Os direitos humanos, outro tema recorrente, nem sequer chegou à praia. Um dos presentes era o representante da Arábia Saudita, país membro da Comissão dos Direitos Humanos da ONU (verdade!) e seria desagradável falar desse assunto em público – como o seria também para os presidentes da China e da Turquia, que são muito sensíveis. Aliás Trump, em mais uma das suas atitudes surpreendentes, fez questão em elogiar a Mohammed bin Salman: “Muito obrigado, em nome de muita gente, tem feito um grande trabalho", disse. Qual será esse trabalho, fica ao critério de cada um. Em compensação Theresa May mostrou alguma decência ao confrontar o príncipe com o assassinato de Jamal Khashoggi e a sinistra guerra no Iémen. Também teve o atrevimento de confrontar Putin com o caso Skripal, o espião assassinado pelos russos em território de Sua Majestade, numa reunião longa e embaraçosa.

Aliás, Mrs. May, cuja saída tem data marcada, estava naquela posição da mulher que vai a uma festa da família do marido depois de ter anunciado o divórcio. Se o peso do Reino Unido já é bastante discutível a nível internacional, o peso de Theresa May é mais relativo ainda. O que ela achava na semana passada, não valerá nada daqui a um mês.

O primeiro ponto da agenda oficial era então a presente alteração do comércio mundial, que passou do globalismo hipócrita ao nacionalismo agressivo. Embora a guerra comercial seja entre os Estados Unidos e a China, todos estão envolvidos e cada um tem os seus interesses a proteger. O que se disse e/ou não se disse foi, por vezes, evidente e outras muito subtil. Por exemplo, Donald Trump, que entra sempre na sala aos encontrões, declarou à chegada que esperava que as reuniões dessem resultados, mas, se não obtivesse o que queria, estava pronto a sair porta fora. No extremo oposto, isto é, na linha da subtileza, o primeiro-ministro nipónico, Shinzo Abe, deu-lhe de presente um mapa dos Estados Unidos onde estão marcadas as cidades americanas onde os japoneses têm investido, com a criação de milhares de postos de trabalho.

Esperavam-se conversas à porta fechada – menos para a foto-oportunidade do aperto de mão inicial. A mais importante, entre Xi Jinping e Donald Trump, acabou por decorrer cordialmente. Mais uma vez, o presidente norte-americano deu uma contravolta, ao levantar algumas restrições aos negócios da Huawei, a troco de uma trégua nas hostilidades. (O que levaria a perguntar se realmente a empresa chinesa representa um perigo real ou é apenas um peão no xadrez dos interesses económicos.)

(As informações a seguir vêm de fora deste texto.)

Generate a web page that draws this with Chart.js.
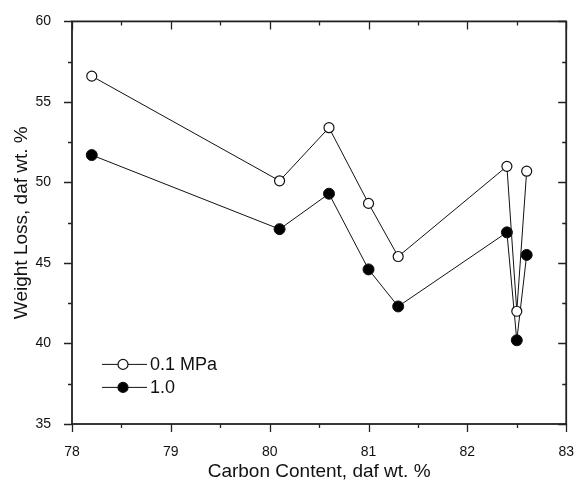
<!DOCTYPE html>
<html>
<head>
<meta charset="utf-8">
<script src="https://cdn.jsdelivr.net/npm/chart.js@4/dist/chart.umd.min.js"></script>
<style>
  html, body { margin: 0; padding: 0; background: #fff; }
  #wrap { width: 586px; height: 484px; }
</style>
</head>
<body>
<div id="wrap"><canvas id="lossChart" width="586" height="484"></canvas></div>
<script>
// data
const carbon = [78.2, 80.1, 80.6, 81.0, 81.3, 82.4, 82.5, 82.6];
const loss01 = [56.6, 50.1, 53.4, 48.7, 45.4, 51.0, 42.0, 50.7];
const loss10 = [51.7, 47.1, 49.3, 44.6, 42.3, 46.9, 40.2, 45.5];
const seriesNames = ['0.1 MPa', '1.0'];
const xTicks = [78, 79, 80, 81, 82, 83];
const yTicks = [35, 40, 45, 50, 55, 60];

const FONT = '"Liberation Sans", Arial, Helvetica, sans-serif';
const INK = '#111';

function toPoints(xs, ys) {
  return xs.map((x, i) => ({ x: x, y: ys[i] }));
}

// frame + major/minor ticks on all four sides, plus the line+marker legend
const framePlugin = {
  id: 'frame',
  afterDraw(chart) {
    const ctx = chart.ctx;
    const a = chart.chartArea;
    const xs = chart.scales.x;
    const ys = chart.scales.y;
    ctx.save();
    ctx.strokeStyle = '#222';
    ctx.lineWidth = 1.8;
    ctx.strokeRect(a.left, a.top, a.right - a.left, a.bottom - a.top);

    ctx.lineWidth = 1.3;
    ctx.beginPath();
    for (let v = xTicks[0]; v <= xTicks[xTicks.length - 1] + 1e-9; v += 0.5) {
      const px = Math.round(xs.getPixelForValue(v)) + 0.5;
      const len = Math.abs(v - Math.round(v)) < 1e-6 ? 8 : 4;
      ctx.moveTo(px, a.bottom); ctx.lineTo(px, a.bottom + len);
      ctx.moveTo(px, a.top); ctx.lineTo(px, a.top + len);
    }
    for (let v = yTicks[0]; v <= yTicks[yTicks.length - 1] + 1e-9; v += 2.5) {
      const py = Math.round(ys.getPixelForValue(v)) + 0.5;
      const len = Math.abs(v / 5 - Math.round(v / 5)) < 1e-6 ? 8 : 4;
      ctx.moveTo(a.left, py); ctx.lineTo(a.left - len, py);
      ctx.moveTo(a.right, py); ctx.lineTo(a.right - len, py);
    }
    ctx.stroke();

    // legend
    const lx = a.left + 30;
    const rows = [a.top + 343, a.top + 366];
    ctx.font = '18px ' + FONT;
    ctx.textBaseline = 'middle';
    ctx.fillStyle = INK;
    chart.data.datasets.forEach((ds, i) => {
      const y = rows[i];
      ctx.strokeStyle = INK;
      ctx.lineWidth = 1;
      ctx.beginPath();
      ctx.moveTo(lx, y); ctx.lineTo(lx + 45, y);
      ctx.stroke();
      ctx.beginPath();
      ctx.arc(lx + 21, y, 5, 0, Math.PI * 2);
      ctx.fillStyle = ds.pointBackgroundColor;
      ctx.fill();
      ctx.lineWidth = 1.2;
      ctx.stroke();
      ctx.fillStyle = INK;
      ctx.fillText(ds.label, lx + 48, y + 1);
    });
    ctx.restore();
  }
};

new Chart(document.getElementById('lossChart').getContext('2d'), {
  type: 'line',
  data: {
    datasets: [
      {
        label: seriesNames[0],
        data: toPoints(carbon, loss01),
        borderColor: INK,
        borderWidth: 1,
        pointRadius: 5,
        pointBorderWidth: 1.2,
        pointBorderColor: INK,
        pointBackgroundColor: '#fff',
        tension: 0
      },
      {
        label: seriesNames[1],
        data: toPoints(carbon, loss10),
        borderColor: INK,
        borderWidth: 1,
        pointRadius: 5.5,
        pointBorderWidth: 1,
        pointBorderColor: INK,
        pointBackgroundColor: '#000',
        tension: 0
      }
    ]
  },
  options: {
    responsive: false,
    animation: false,
    layout: { padding: { left: 0, right: 10, top: 18, bottom: 0 } },
    plugins: { legend: { display: false }, tooltip: { enabled: false } },
    scales: {
      x: {
        type: 'linear',
        min: xTicks[0],
        max: xTicks[xTicks.length - 1],
        afterBuildTicks: (s) => { s.ticks = xTicks.map(v => ({ value: v })); },
        afterFit: (s) => { s.height = 60; },
        grid: { display: false },
        border: { display: false },
        ticks: { padding: 12, color: INK, font: { family: FONT, size: 14 } },
        title: {
          display: true,
          text: 'Carbon Content, daf wt. %',
          color: INK,
          font: { family: FONT, size: 19 },
          padding: { top: 0, bottom: 1 }
        }
      },
      y: {
        type: 'linear',
        min: yTicks[0],
        max: yTicks[yTicks.length - 1],
        afterBuildTicks: (s) => { s.ticks = yTicks.map(v => ({ value: v })); },
        afterFit: (s) => { s.width = 72; },
        grid: { display: false },
        border: { display: false },
        ticks: { padding: 13, color: INK, font: { family: FONT, size: 14 } },
        title: {
          display: true,
          text: 'Weight Loss, daf wt. %',
          color: INK,
          font: { family: FONT, size: 19 },
          padding: { top: 10, bottom: 0 }
        }
      }
    }
  },
  plugins: [framePlugin]
});
</script>
</body>
</html>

Outra situação, cuja importância nunca se saberá, foi a reunião entre Putin e o presidente norte-americano, que insistem em encontrar-se ao abrigo de olhares estranhos. Trump elogiou Putin, como costuma fazer; e Putin resolveu esclarecer a sua posição ideológica, afirmando numa entrevista ao “Finantial Times” que o liberalismo está desactualizado. Nesse ponto, pelo menos, estão os dois de acordo.

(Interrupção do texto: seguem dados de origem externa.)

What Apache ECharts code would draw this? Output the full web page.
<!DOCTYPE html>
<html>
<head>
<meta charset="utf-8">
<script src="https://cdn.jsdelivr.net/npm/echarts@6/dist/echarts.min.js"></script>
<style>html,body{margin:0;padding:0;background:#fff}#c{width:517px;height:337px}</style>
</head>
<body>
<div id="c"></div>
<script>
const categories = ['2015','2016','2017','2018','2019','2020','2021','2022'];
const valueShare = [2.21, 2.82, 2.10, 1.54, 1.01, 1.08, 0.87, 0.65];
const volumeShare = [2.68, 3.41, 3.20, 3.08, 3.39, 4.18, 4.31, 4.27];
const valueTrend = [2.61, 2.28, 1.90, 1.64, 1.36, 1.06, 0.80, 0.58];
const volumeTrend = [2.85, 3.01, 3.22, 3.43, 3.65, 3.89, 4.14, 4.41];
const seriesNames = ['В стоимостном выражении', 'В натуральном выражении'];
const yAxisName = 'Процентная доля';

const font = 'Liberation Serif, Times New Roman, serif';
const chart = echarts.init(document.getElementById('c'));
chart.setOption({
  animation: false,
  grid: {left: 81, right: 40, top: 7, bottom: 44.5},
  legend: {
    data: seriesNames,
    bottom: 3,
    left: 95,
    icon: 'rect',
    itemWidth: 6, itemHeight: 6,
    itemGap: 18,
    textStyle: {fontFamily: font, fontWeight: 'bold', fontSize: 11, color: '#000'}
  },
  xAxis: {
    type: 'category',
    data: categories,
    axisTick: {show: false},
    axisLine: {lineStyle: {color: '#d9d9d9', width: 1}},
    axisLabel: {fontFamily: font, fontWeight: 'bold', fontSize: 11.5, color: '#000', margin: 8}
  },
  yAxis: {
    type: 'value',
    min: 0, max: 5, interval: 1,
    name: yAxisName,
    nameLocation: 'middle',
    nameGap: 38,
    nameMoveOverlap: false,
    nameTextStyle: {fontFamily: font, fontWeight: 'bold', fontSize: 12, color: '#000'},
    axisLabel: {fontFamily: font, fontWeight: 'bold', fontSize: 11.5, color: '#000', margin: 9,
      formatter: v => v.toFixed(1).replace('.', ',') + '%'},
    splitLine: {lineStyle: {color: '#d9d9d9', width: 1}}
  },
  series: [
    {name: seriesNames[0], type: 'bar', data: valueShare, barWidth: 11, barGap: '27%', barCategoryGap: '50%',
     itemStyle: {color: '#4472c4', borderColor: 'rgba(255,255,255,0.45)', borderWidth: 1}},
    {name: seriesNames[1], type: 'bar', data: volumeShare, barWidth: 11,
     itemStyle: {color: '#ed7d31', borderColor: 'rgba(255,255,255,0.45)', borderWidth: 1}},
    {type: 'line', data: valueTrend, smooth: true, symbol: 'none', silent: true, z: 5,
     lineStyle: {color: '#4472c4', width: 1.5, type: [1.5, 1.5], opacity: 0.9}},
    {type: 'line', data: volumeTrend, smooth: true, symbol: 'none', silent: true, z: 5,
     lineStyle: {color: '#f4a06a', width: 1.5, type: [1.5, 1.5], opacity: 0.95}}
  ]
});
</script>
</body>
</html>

Provavelmente António Guterres, o homem menos poderoso do mundo, deu uma palavrinha suave a Mohammed bin Salman sobre o affair Jamal Khashoggi, que as autoridades turcas, famosas pelas suas preocupações com os direitos humanos, têm vindo a revelar aos bocadinhos (literalmente...). Já o Presidente do Brasil, Jair Bolsonaro, não deixou escapar a ocasião para dizer mais um dos seus famosos disparates: a Alemanha tem muito a aprender com o Brasil nas questões ambientais.

Sobre a conversa entre Xi e Donald, o Ministro das Finanças americano, Steven Mnuchin, adiantou à CNBC que as coisas estão “90% resolvidas”. (O que levou Teresa Hanafin, do “Boston Globe”, a dizer mordazmente que os 10% que faltam têm a ver com quanto Xi está disposto a pagar para jogar golfe em Mar-a-Lago, o resort de Trump na Flórida. Os jornalistas são mesmo retorcidos...)

Na verdade, nada se resolveu, apenas se decretou uma “trégua”. Os interesses norte-americanos e chineses estão de tal maneira interligados que só pode haver um empate técnico. O que assistimos em Osaka foi apenas mais um acto duma novela sem fim à vista.

Além das conversas sabidas e dos encontros escondidos, houve evidentemente a declaração final, assinada por todos, com um texto semelhante ao das reuniões anteriores, em Buenos Aires e Hamburgo. Dezanove concordaram que o Acordo de Paris é para manter, e o vigésimo, os Estados Unidos, concordou que não é.

Macron criticou abertamente Trump, mas Angela Merkel, sempre optimista, afirmou que as decisões previstas no Acordo são irreversíveis.

Resumindo, o espectáculo decorreu como previsto; os actores deram as deixas que se esperava que dessem, houve os sobressaltos que era preciso haver para justificar tanto estardalhaço, e o mundo continua na mesma.

Aguarda-se com grande expectativa o próximo episódio.